THE PROBLEM. Reproduce every line of the material below, but drop the pictures.

COLLECTED DATA.
■ ■ ■ ■ ■
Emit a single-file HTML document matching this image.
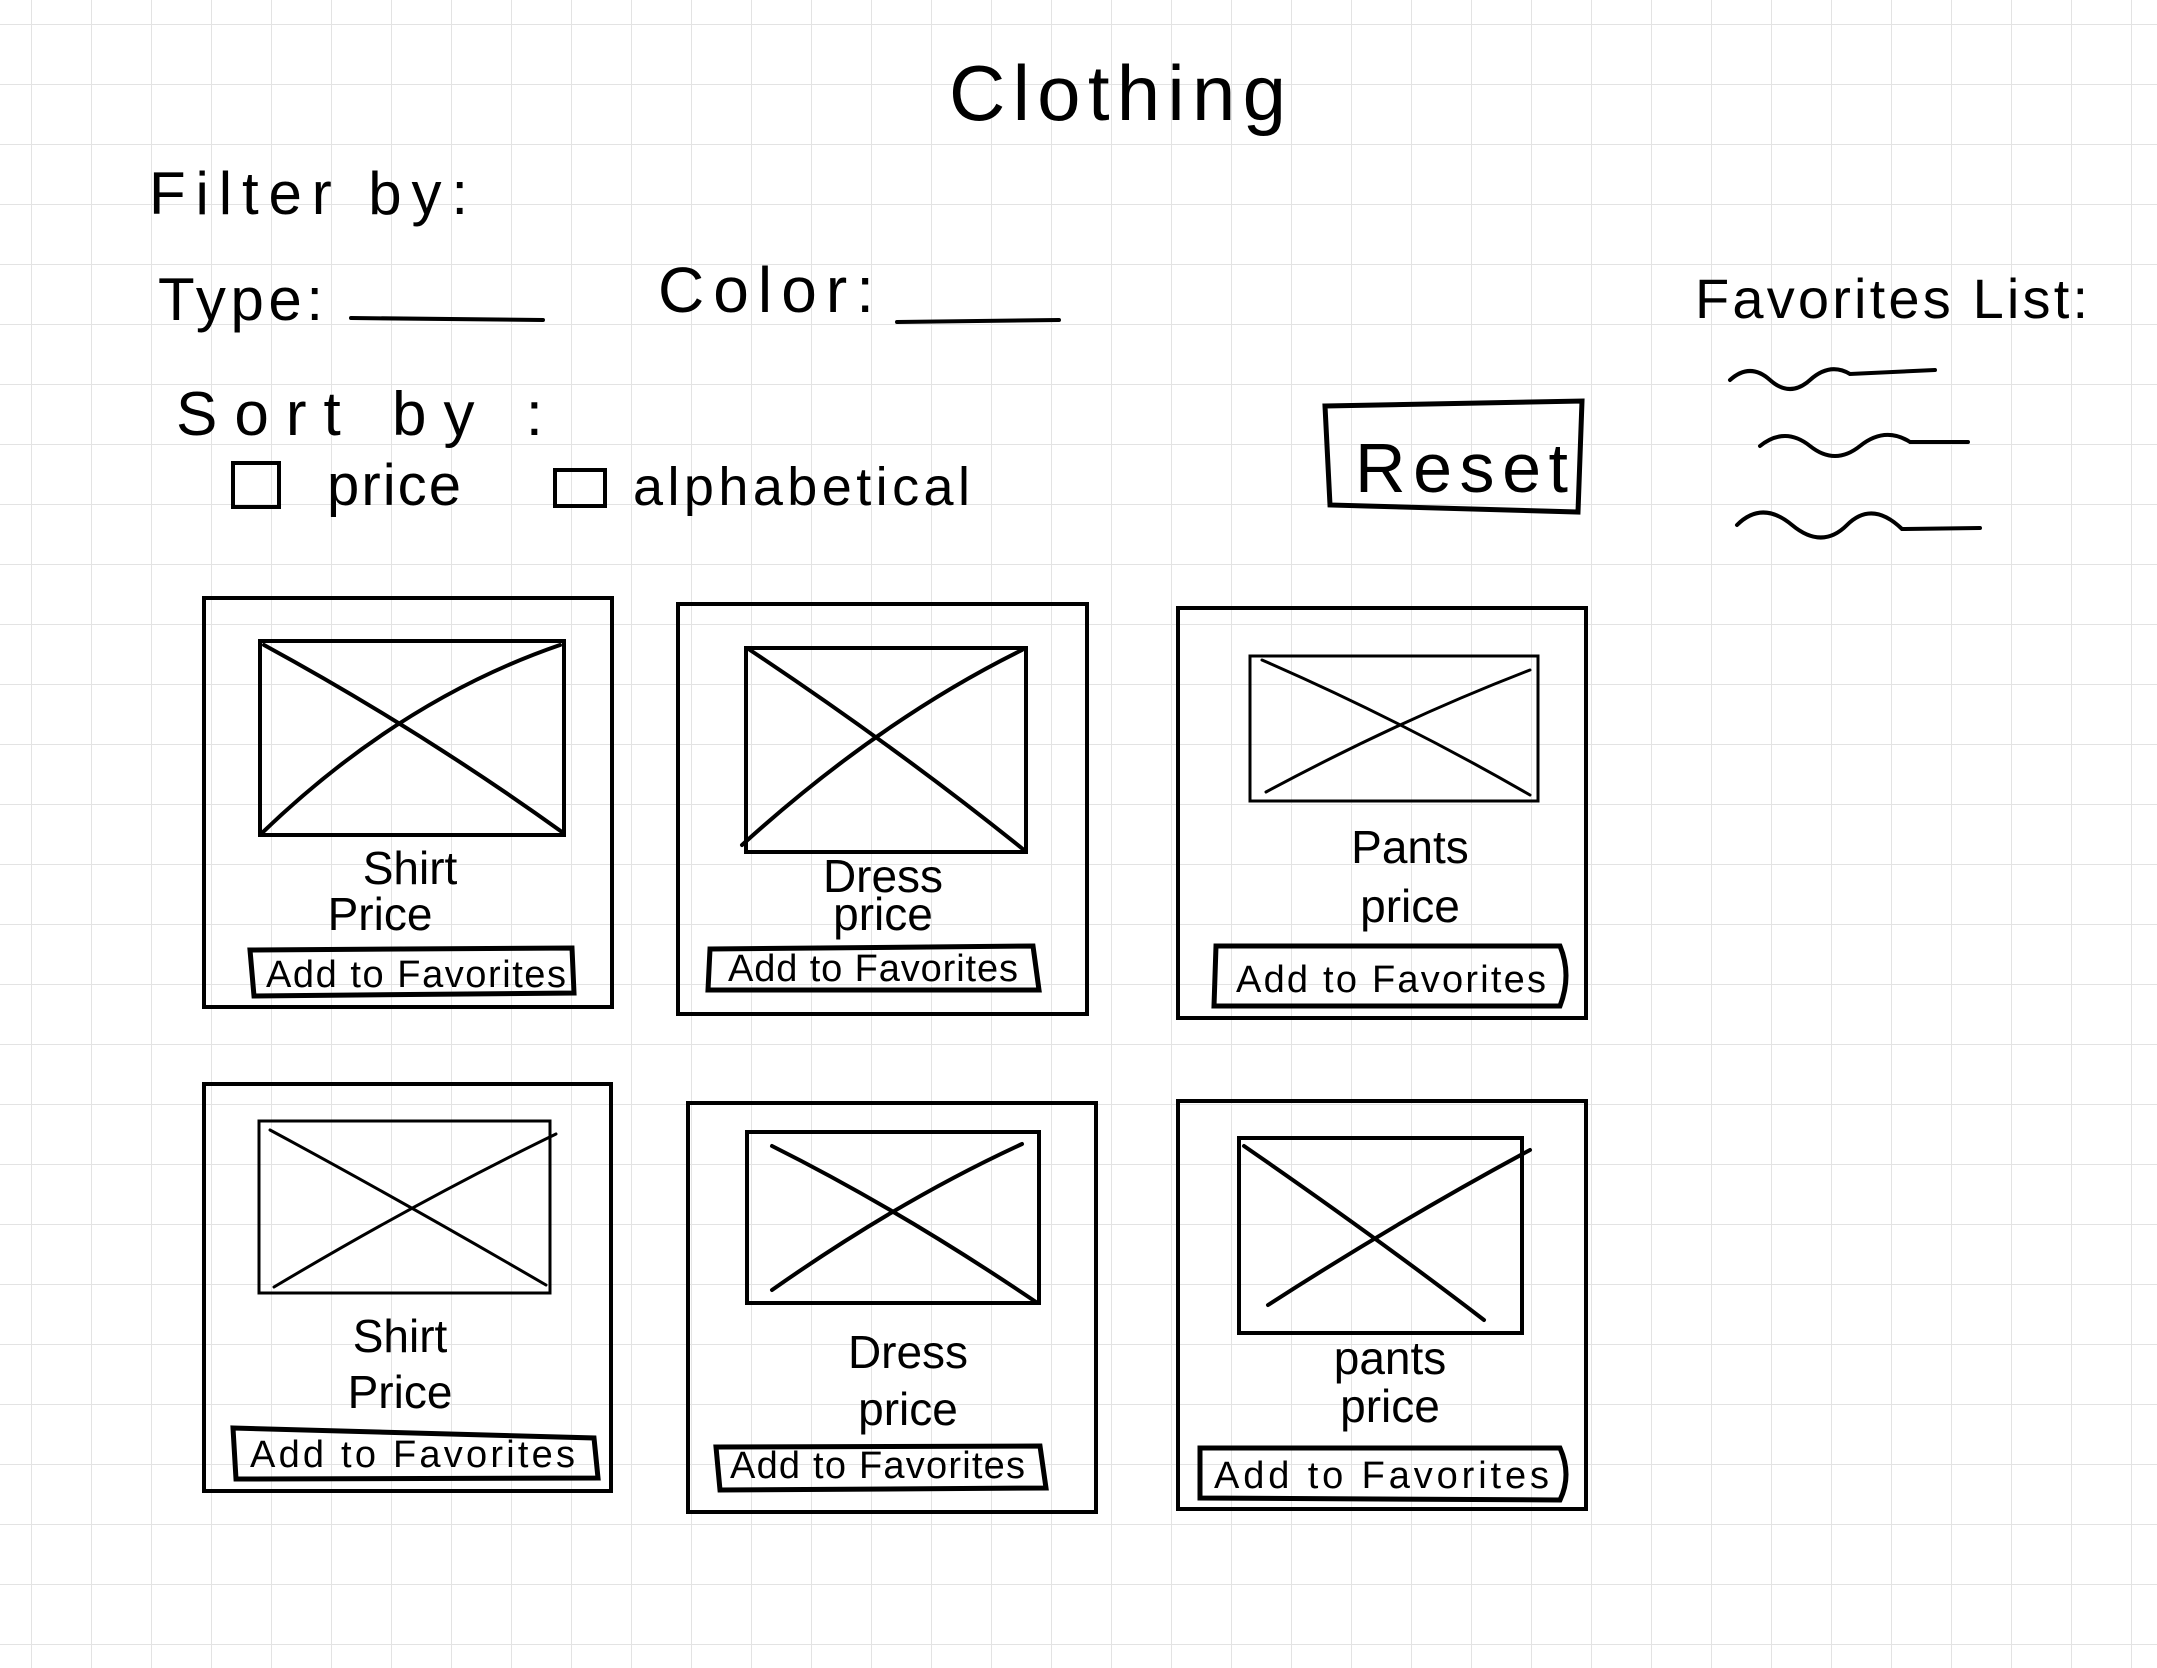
<!DOCTYPE html>
<html><head><style>
html,body{margin:0;padding:0;background:#fff;}
svg{display:block;}
text{font-family:"Liberation Sans",sans-serif;fill:#000;}
</style></head><body>
<svg width="2157" height="1668" viewBox="0 0 2157 1668" xmlns="http://www.w3.org/2000/svg">
<defs>
<pattern id="g" x="31" y="24" width="60" height="60" patternUnits="userSpaceOnUse">
<path d="M0 0H60M0 0V60" stroke="#e3e3e3" stroke-width="2" fill="none"/>
</pattern>
</defs>
<rect width="2157" height="1668" fill="url(#g)"/>
<g fill="none" stroke="#000" stroke-linecap="round">
<line x1="351" y1="318" x2="543" y2="320" stroke-width="4"/>
<line x1="897" y1="322" x2="1059" y2="320" stroke-width="4"/>
<rect x="233" y="463" width="46" height="44" stroke-width="4"/>
<rect x="555" y="470" width="50" height="36" stroke-width="4"/>
<path d="M1325 406 L1582 401 L1578 512 L1330 505 Z" stroke-width="5"/>
<path d="M1730 380 q20-18 40 0 t40 0 t40-6 L1935 370" stroke-width="4"/>
<path d="M1760 446 q25-20 50 0 t50 0 t50-4 L1968 442" stroke-width="4"/>
<path d="M1737 525 q25-25 55 0 t55 0 t55 4 L1980 528" stroke-width="4"/>
<g stroke-width="4">
<rect x="204" y="598" width="408" height="409"/>
<rect x="678" y="604" width="409" height="410"/>
<rect x="1178" y="608" width="408" height="410"/>
<rect x="204" y="1084" width="407" height="407"/>
<rect x="688" y="1103" width="408" height="409"/>
<rect x="1178" y="1101" width="408" height="408"/>
</g>
<g stroke-width="4">
<rect x="260" y="641" width="304" height="194"/><path d="M262 833 Q400 700 560 645 M264 645 Q420 730 562 832"/>
<rect x="746" y="648" width="280" height="204"/><path d="M742 845 Q880 720 1022 650 M750 650 Q900 750 1024 850"/>
<rect x="1250" y="656" width="288" height="145" stroke-width="3"/><path d="M1266 792 Q1400 720 1530 670 M1262 660 Q1400 720 1530 795" stroke-width="3"/>
<rect x="259" y="1121" width="291" height="172" stroke-width="3"/><path d="M274 1287 Q420 1200 556 1134 M270 1130 Q400 1200 546 1285" stroke-width="3"/>
<rect x="747" y="1132" width="292" height="171"/><path d="M772 1290 Q900 1200 1022 1144 M772 1146 Q900 1210 1036 1302"/>
<rect x="1239" y="1138" width="283" height="195"/><path d="M1268 1305 Q1400 1220 1530 1150 M1244 1146 Q1380 1240 1484 1320"/>
</g>
<g stroke-width="5">
<path d="M250 950 L572 948 L574 993 L254 996 Z"/>
<path d="M710 949 L1033 946 L1039 990 L708 990 Z"/>
<path d="M1216 946 L1560 946 Q1572 975 1560 1006 L1214 1006 Z"/>
<path d="M233 1428 L594 1438 L598 1478 L236 1479 Z"/>
<path d="M716 1447 L1040 1446 L1046 1488 L720 1490 Z"/>
<path d="M1200 1448 L1560 1448 Q1572 1475 1560 1500 L1200 1498 Z"/>
</g>
</g>
<g lengthAdjust="spacing">
<text x="949" y="120" font-size="78" textLength="337" lengthAdjust="spacing">Clothing</text>
<text x="149" y="214" font-size="60" textLength="319" lengthAdjust="spacing">Filter by:</text>
<text x="158" y="320" font-size="60" textLength="165" lengthAdjust="spacing">Type:</text>
<text x="658" y="312" font-size="64" textLength="216" lengthAdjust="spacing">Color:</text>
<text x="176" y="435" font-size="62" textLength="367" lengthAdjust="spacing">Sort by :</text>
<text x="327" y="505" font-size="58" textLength="134" lengthAdjust="spacing">price</text>
<text x="633" y="505" font-size="54" textLength="337" lengthAdjust="spacing">alphabetical</text>
<text x="1355" y="492" font-size="70" textLength="213" lengthAdjust="spacing">Reset</text>
<text x="1695" y="318" font-size="56" textLength="393" lengthAdjust="spacing">Favorites List:</text>
</g>
<g font-size="46" text-anchor="middle">
<text x="410" y="884">Shirt</text><text x="380" y="930">Price</text>
<text x="883" y="892">Dress</text><text x="883" y="930">price</text>
<text x="1410" y="863">Pants</text><text x="1410" y="922">price</text>
<text x="400" y="1352">Shirt</text><text x="400" y="1408">Price</text>
<text x="908" y="1368">Dress</text><text x="908" y="1425">price</text>
<text x="1390" y="1374">pants</text><text x="1390" y="1422">price</text>
</g>
<g font-size="38">
<text x="266" y="987" textLength="300" lengthAdjust="spacing">Add to Favorites</text>
<text x="728" y="981" textLength="290" lengthAdjust="spacing">Add to Favorites</text>
<text x="1236" y="992" textLength="310" lengthAdjust="spacing">Add to Favorites</text>
<text x="250" y="1467" textLength="325" lengthAdjust="spacing">Add to Favorites</text>
<text x="730" y="1478" textLength="295" lengthAdjust="spacing">Add to Favorites</text>
<text x="1214" y="1488" textLength="335" lengthAdjust="spacing">Add to Favorites</text>
</g>
</svg>
</body></html>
■ ■ ■ ■ ■
EXERCISE SOLUTION.
Emit a single-file HTML document matching this image.
<!DOCTYPE html>
<html><head><style>
html,body{margin:0;padding:0;background:#fff;}
svg{display:block;}
text{font-family:"Liberation Sans",sans-serif;fill:#000;}
</style></head><body>
<svg width="2157" height="1668" viewBox="0 0 2157 1668" xmlns="http://www.w3.org/2000/svg">
<defs>
<pattern id="g" x="31" y="24" width="60" height="60" patternUnits="userSpaceOnUse">
<path d="M0 0H60M0 0V60" stroke="#e3e3e3" stroke-width="2" fill="none"/>
</pattern>
</defs>
<rect width="2157" height="1668" fill="url(#g)"/>
<g fill="none" stroke="#000" stroke-linecap="round">
<line x1="351" y1="318" x2="543" y2="320" stroke-width="4"/>
<line x1="897" y1="322" x2="1059" y2="320" stroke-width="4"/>
<rect x="233" y="463" width="46" height="44" stroke-width="4"/>
<rect x="555" y="470" width="50" height="36" stroke-width="4"/>
<path d="M1325 406 L1582 401 L1578 512 L1330 505 Z" stroke-width="5"/>
<path d="M1730 380 q20-18 40 0 t40 0 t40-6 L1935 370" stroke-width="4"/>
<path d="M1760 446 q25-20 50 0 t50 0 t50-4 L1968 442" stroke-width="4"/>
<path d="M1737 525 q25-25 55 0 t55 0 t55 4 L1980 528" stroke-width="4"/>
<g stroke-width="4">
<rect x="204" y="598" width="408" height="409"/>
<rect x="678" y="604" width="409" height="410"/>
<rect x="1178" y="608" width="408" height="410"/>
<rect x="204" y="1084" width="407" height="407"/>
<rect x="688" y="1103" width="408" height="409"/>
<rect x="1178" y="1101" width="408" height="408"/>
</g>
<g stroke-width="4">
<rect x="260" y="641" width="304" height="194"/><path d="M262 833 Q400 700 560 645 M264 645 Q420 730 562 832"/>
<rect x="746" y="648" width="280" height="204"/><path d="M742 845 Q880 720 1022 650 M750 650 Q900 750 1024 850"/>
<rect x="1250" y="656" width="288" height="145" stroke-width="3"/><path d="M1266 792 Q1400 720 1530 670 M1262 660 Q1400 720 1530 795" stroke-width="3"/>
<rect x="259" y="1121" width="291" height="172" stroke-width="3"/><path d="M274 1287 Q420 1200 556 1134 M270 1130 Q400 1200 546 1285" stroke-width="3"/>
<rect x="747" y="1132" width="292" height="171"/><path d="M772 1290 Q900 1200 1022 1144 M772 1146 Q900 1210 1036 1302"/>
<rect x="1239" y="1138" width="283" height="195"/><path d="M1268 1305 Q1400 1220 1530 1150 M1244 1146 Q1380 1240 1484 1320"/>
</g>
<g stroke-width="5">
<path d="M250 950 L572 948 L574 993 L254 996 Z"/>
<path d="M710 949 L1033 946 L1039 990 L708 990 Z"/>
<path d="M1216 946 L1560 946 Q1572 975 1560 1006 L1214 1006 Z"/>
<path d="M233 1428 L594 1438 L598 1478 L236 1479 Z"/>
<path d="M716 1447 L1040 1446 L1046 1488 L720 1490 Z"/>
<path d="M1200 1448 L1560 1448 Q1572 1475 1560 1500 L1200 1498 Z"/>
</g>
</g>
<g lengthAdjust="spacing">
<text x="949" y="120" font-size="78" textLength="337" lengthAdjust="spacing">Clothing</text>
<text x="149" y="214" font-size="60" textLength="319" lengthAdjust="spacing">Filter by:</text>
<text x="158" y="320" font-size="60" textLength="165" lengthAdjust="spacing">Type:</text>
<text x="658" y="312" font-size="64" textLength="216" lengthAdjust="spacing">Color:</text>
<text x="176" y="435" font-size="62" textLength="367" lengthAdjust="spacing">Sort by :</text>
<text x="327" y="505" font-size="58" textLength="134" lengthAdjust="spacing">price</text>
<text x="633" y="505" font-size="54" textLength="337" lengthAdjust="spacing">alphabetical</text>
<text x="1355" y="492" font-size="70" textLength="213" lengthAdjust="spacing">Reset</text>
<text x="1695" y="318" font-size="56" textLength="393" lengthAdjust="spacing">Favorites List:</text>
</g>
<g font-size="46" text-anchor="middle">
<text x="410" y="884">Shirt</text><text x="380" y="930">Price</text>
<text x="883" y="892">Dress</text><text x="883" y="930">price</text>
<text x="1410" y="863">Pants</text><text x="1410" y="922">price</text>
<text x="400" y="1352">Shirt</text><text x="400" y="1408">Price</text>
<text x="908" y="1368">Dress</text><text x="908" y="1425">price</text>
<text x="1390" y="1374">pants</text><text x="1390" y="1422">price</text>
</g>
<g font-size="38">
<text x="266" y="987" textLength="300" lengthAdjust="spacing">Add to Favorites</text>
<text x="728" y="981" textLength="290" lengthAdjust="spacing">Add to Favorites</text>
<text x="1236" y="992" textLength="310" lengthAdjust="spacing">Add to Favorites</text>
<text x="250" y="1467" textLength="325" lengthAdjust="spacing">Add to Favorites</text>
<text x="730" y="1478" textLength="295" lengthAdjust="spacing">Add to Favorites</text>
<text x="1214" y="1488" textLength="335" lengthAdjust="spacing">Add to Favorites</text>
</g>
</svg>
</body></html>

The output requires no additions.